## Short task
All pictures are to be skipped; retype only the lines from the top of the entries through the line with "import pandas as pd", both included.

— start of Records for this exercise —

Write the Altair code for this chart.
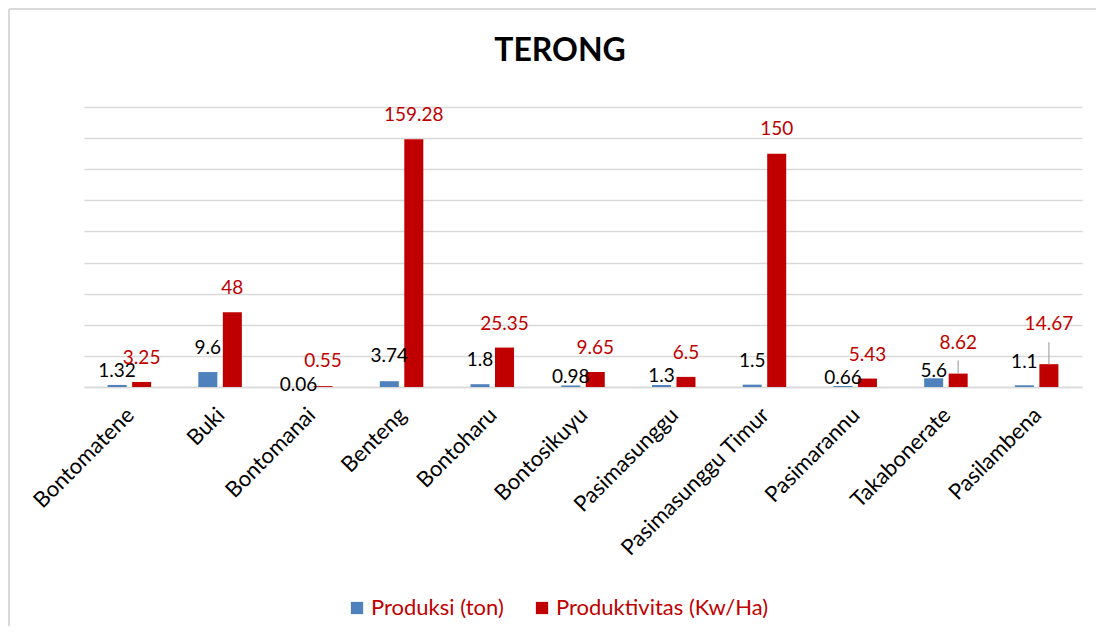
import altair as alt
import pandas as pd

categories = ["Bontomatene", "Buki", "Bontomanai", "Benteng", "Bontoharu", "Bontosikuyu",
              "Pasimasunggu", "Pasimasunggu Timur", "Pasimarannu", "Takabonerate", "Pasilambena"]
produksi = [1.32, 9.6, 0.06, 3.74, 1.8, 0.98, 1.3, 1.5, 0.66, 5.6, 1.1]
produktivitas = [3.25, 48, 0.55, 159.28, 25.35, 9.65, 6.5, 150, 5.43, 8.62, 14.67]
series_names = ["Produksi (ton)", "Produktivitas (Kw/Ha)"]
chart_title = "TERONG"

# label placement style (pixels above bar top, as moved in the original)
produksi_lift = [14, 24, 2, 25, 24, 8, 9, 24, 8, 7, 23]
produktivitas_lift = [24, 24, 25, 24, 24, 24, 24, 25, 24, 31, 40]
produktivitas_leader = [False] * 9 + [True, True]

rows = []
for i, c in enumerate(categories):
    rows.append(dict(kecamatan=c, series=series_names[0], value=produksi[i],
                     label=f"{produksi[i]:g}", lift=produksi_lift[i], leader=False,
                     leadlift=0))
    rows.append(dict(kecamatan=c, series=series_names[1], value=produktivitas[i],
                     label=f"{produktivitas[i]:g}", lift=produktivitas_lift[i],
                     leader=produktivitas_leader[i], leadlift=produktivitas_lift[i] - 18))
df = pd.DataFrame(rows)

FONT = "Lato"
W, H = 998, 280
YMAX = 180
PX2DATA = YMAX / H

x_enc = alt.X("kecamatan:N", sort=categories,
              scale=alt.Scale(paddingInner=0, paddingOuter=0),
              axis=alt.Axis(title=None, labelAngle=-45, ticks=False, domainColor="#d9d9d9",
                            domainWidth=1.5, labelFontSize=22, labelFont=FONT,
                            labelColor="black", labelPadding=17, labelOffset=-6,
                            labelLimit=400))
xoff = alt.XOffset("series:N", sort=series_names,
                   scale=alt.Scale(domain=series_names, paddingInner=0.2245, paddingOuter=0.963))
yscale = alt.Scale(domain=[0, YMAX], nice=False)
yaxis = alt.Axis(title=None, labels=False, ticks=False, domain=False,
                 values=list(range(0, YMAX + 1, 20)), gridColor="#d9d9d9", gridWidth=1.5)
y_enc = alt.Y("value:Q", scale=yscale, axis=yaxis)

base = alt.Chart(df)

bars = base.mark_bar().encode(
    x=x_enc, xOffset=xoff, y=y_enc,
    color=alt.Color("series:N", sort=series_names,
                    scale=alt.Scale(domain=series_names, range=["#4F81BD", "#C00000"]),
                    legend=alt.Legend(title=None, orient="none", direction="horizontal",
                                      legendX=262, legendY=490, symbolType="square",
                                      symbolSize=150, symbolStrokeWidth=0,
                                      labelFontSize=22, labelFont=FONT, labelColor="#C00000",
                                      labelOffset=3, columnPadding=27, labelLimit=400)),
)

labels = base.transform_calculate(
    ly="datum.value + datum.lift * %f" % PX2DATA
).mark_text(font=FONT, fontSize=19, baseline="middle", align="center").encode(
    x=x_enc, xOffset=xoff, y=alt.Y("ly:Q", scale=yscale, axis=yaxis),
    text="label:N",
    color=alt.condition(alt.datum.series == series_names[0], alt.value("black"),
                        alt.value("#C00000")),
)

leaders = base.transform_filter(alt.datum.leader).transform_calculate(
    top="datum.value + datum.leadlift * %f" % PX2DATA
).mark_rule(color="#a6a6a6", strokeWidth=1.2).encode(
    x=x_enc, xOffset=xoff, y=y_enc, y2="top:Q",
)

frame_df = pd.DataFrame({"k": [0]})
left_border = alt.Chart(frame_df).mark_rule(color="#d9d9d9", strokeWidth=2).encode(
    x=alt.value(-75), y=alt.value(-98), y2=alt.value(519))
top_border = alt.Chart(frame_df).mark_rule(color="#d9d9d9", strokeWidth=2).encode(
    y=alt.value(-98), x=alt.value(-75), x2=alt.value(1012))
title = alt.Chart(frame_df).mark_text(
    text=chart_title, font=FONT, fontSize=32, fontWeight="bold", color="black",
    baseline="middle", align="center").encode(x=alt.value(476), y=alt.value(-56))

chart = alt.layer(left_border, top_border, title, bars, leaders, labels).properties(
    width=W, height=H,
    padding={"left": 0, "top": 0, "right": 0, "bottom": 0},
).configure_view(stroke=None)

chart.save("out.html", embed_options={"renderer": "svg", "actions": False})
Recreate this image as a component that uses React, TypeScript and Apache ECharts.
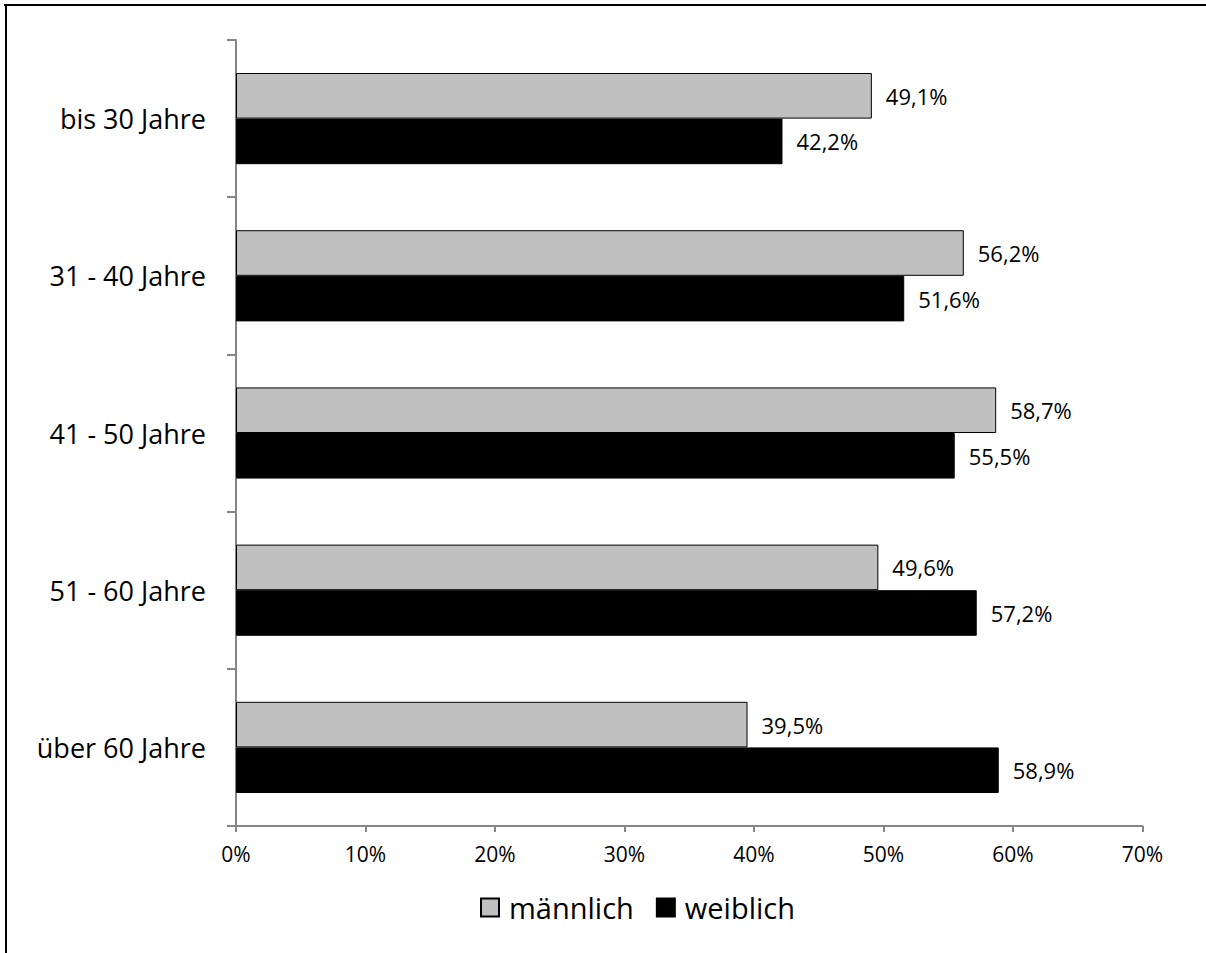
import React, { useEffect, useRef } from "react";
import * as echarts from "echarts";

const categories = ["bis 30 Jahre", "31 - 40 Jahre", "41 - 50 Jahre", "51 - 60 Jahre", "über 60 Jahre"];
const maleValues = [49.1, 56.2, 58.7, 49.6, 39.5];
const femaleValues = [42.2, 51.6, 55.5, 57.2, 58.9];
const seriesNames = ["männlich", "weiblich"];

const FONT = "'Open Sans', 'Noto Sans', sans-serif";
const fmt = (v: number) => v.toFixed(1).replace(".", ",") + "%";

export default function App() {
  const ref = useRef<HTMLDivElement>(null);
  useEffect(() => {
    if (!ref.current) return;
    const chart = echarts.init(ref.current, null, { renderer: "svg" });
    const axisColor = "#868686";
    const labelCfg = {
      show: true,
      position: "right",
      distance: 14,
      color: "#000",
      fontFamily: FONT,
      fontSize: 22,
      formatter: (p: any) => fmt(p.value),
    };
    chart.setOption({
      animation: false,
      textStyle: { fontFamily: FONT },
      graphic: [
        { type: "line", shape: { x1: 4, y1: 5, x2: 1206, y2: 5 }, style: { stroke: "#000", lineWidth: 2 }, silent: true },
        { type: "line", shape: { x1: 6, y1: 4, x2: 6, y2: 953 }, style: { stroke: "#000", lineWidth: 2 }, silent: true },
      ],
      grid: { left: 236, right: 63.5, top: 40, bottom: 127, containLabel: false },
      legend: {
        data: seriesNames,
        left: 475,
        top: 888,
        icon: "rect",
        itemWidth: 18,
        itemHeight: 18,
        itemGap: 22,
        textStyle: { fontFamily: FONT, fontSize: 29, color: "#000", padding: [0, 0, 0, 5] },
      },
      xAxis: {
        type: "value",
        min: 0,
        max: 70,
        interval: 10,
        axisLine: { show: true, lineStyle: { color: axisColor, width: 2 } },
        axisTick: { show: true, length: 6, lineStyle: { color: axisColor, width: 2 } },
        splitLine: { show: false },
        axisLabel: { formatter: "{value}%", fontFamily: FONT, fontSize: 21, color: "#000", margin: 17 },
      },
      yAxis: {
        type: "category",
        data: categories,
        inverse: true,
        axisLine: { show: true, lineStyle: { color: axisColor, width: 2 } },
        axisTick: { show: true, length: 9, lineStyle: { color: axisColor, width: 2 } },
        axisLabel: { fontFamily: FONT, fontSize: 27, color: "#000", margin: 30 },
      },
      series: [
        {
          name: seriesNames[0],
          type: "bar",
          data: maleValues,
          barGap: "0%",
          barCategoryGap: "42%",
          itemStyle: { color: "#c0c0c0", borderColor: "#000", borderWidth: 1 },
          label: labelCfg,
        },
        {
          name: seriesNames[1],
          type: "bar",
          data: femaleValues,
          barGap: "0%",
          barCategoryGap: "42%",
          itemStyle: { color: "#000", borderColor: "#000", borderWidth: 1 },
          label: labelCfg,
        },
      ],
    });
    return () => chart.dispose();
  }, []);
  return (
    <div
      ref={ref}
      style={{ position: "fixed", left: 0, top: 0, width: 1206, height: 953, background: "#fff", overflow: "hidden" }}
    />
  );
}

— end of Records for this exercise —

## Answer in full
Write the Altair code for this chart.
import altair as alt
import pandas as pd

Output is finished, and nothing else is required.